Hedwig and the Angry Inch : Néo bon moment
Cinéma

Hedwig and the Angry Inch : Néo bon moment

Néo: préfixe venant du grec neos, nouveau. Film néo-musical, néo-pop, néo-rock, néo-glam, néo-punk, mettant en vedette un personnage néo-féminin, doté d’un néo-pénis, Hedwig and the Angry Inch n’invente peut-être pas un nouveau genre – le film fourre-tout -, mais il le pousse encore plus loin.

Néo: préfixe venant du grec neos, nouveau. Film néo-musical, néo-pop, néo-rock, néo-glam, néo-punk, mettant en vedette un personnage néo-féminin, doté d’un néo-pénis, Hedwig and the Angry Inch n’invente peut-être pas un nouveau genre – le film fourre-tout -, mais il le pousse encore plus loin. Écrit, réalisé, et interprété par John Cameron Mitchell, cet ovni qui, du Festival de Berlin à celui de Sundance, a collectionné les prix les plus divers (mise en scène, prix du public), évoque des dizaines de films (Velvet Goldmine, The Rocky Horror Picture Show, This Is Spinal Tap, Tommy, Paris Is Burning, etc.), sans ressembler à rien de connu, sinon à un croisement démentiel entre Ken Russell, Fassbinder et Gus Van Sant.
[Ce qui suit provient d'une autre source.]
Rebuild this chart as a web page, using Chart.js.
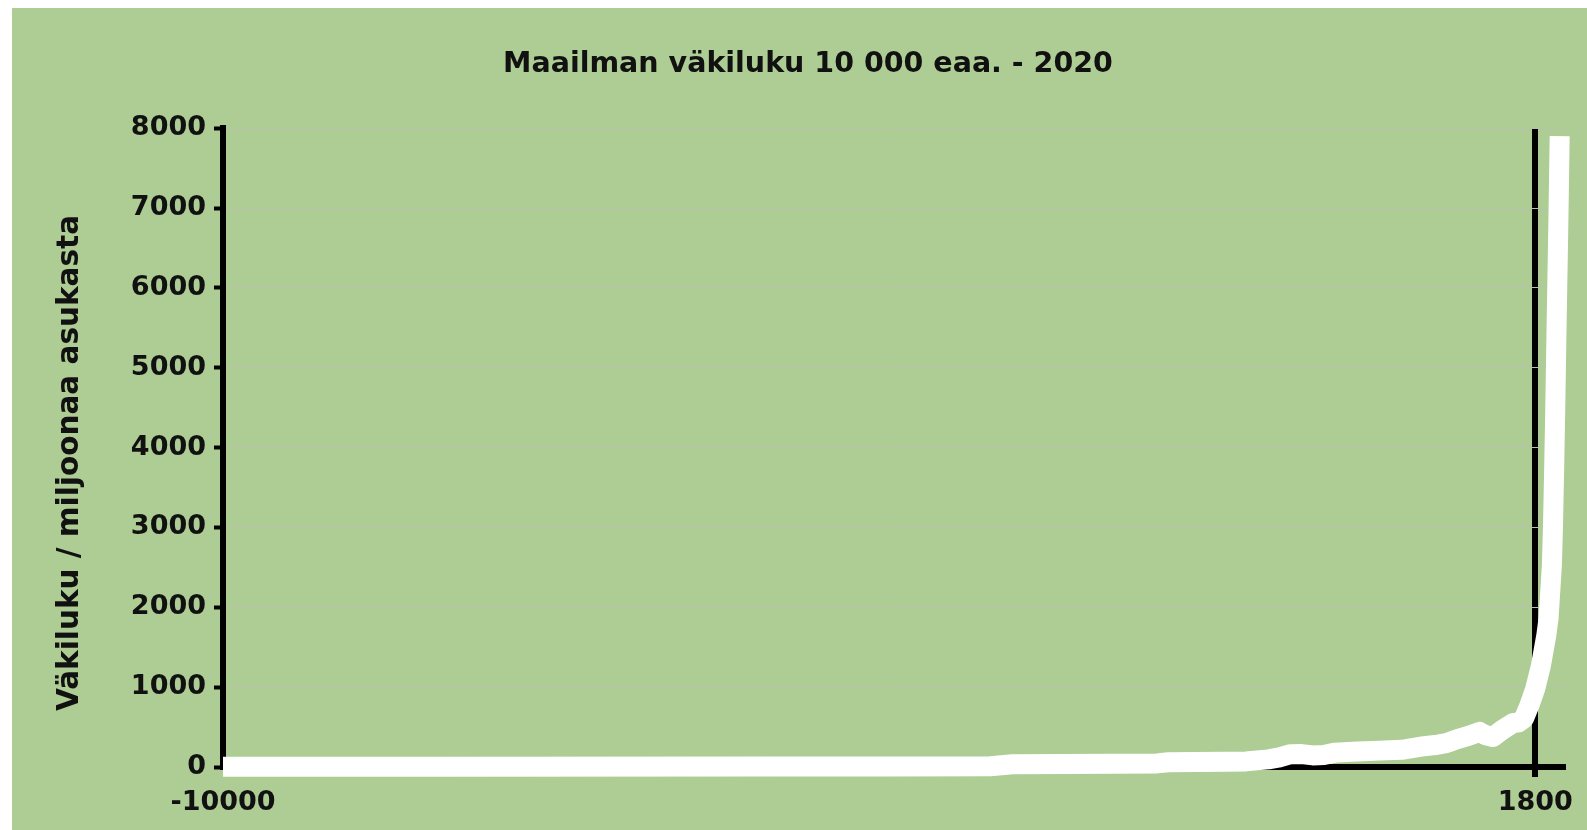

Né dans une Allemagne saignée par le Mur de la honte, violé par son père, et élevé la tête dans le four, le jeune Hansen débarque dans le Midwest, avec un G.I. noir pour mari (Maurice Dean Wint), et un pouce de chair entre les jambes, relique d’une opération de changement de sexe qui a mal tourné. La reine de la maison mobile est très vite plaquée par son prince charmant, et soigne son spleen en écrivant des chansons mythologico-désespérées. Hansen est mort, vive Hedwig, chanteuse drag enragée, entre l’Iggy Pop des Stooges, la Bette Midler de The Rose, et la Mado Lamotte du Lézard, phénomène "mondialement inconnu", qui fait la tournée des clubs minables du pays, accompagnée de son "chum" (Miriam Shor), rêvant de devenir drag-queen, à la poursuite de son amant (Michael Pitt), un adolescent devenu rock star en piratant les chansons d’Hedwig. Vous suivez?

Racontée comme ça, l’histoire a l’air presque simple, mais, en fait, elle se déroule en zigzags et en culs-de-sac, en flashs et en flash-back, en hallucinations contrôlées et en dessins d’animation, en monologues et en chansons. Ça part de tous bords, tous côtés: de la fleur bleue au Grand-Guignol, du mélodrame au stand-up comic, de la mythologie grecque au pamphlet social, de la comédie musicale au reality show. Succès-culte des scènes d’off-Broadway, Hedwig and the Angry Inch est une de ces rares adaptations à l’écran qui explorent à fond (c’est peu de le dire) le médium cinéma. Il bénéficie également du sceau de qualité Christine Vachon, productrice qui, avec Poison, Safe, I Shot Andy Warhol, Go Fish, Kids, Boys Don’t Cry, Velvet Goldmine et Happiness, est la reine du cinéma indépendant américain. Spécialiste des projets "difficiles", elle a, de nouveau, mis au jour un talent hors du commun.

En effet, la maîtrise de Mitchell, cinéaste néophyte, est assez sidérante, car, de ce capharnaüm, se dégagent un ton, un style, une vision tributaires autant du mélodrame hollywoodien que de la culture drag. Le plus curieux, c’est que une fois dépassées les outrances, Hedwig… s’avère un film assez classique, sur la recherche de l’amour et le besoin de reconnaissance. Si le message un peu lourd n’est cependant pas trop indigeste, c’est, en grande partie, dû à l’abattage de John Cameron Mitchell, stupéfiant dans ce rôle écrasant, qu’il a créé sur les planches.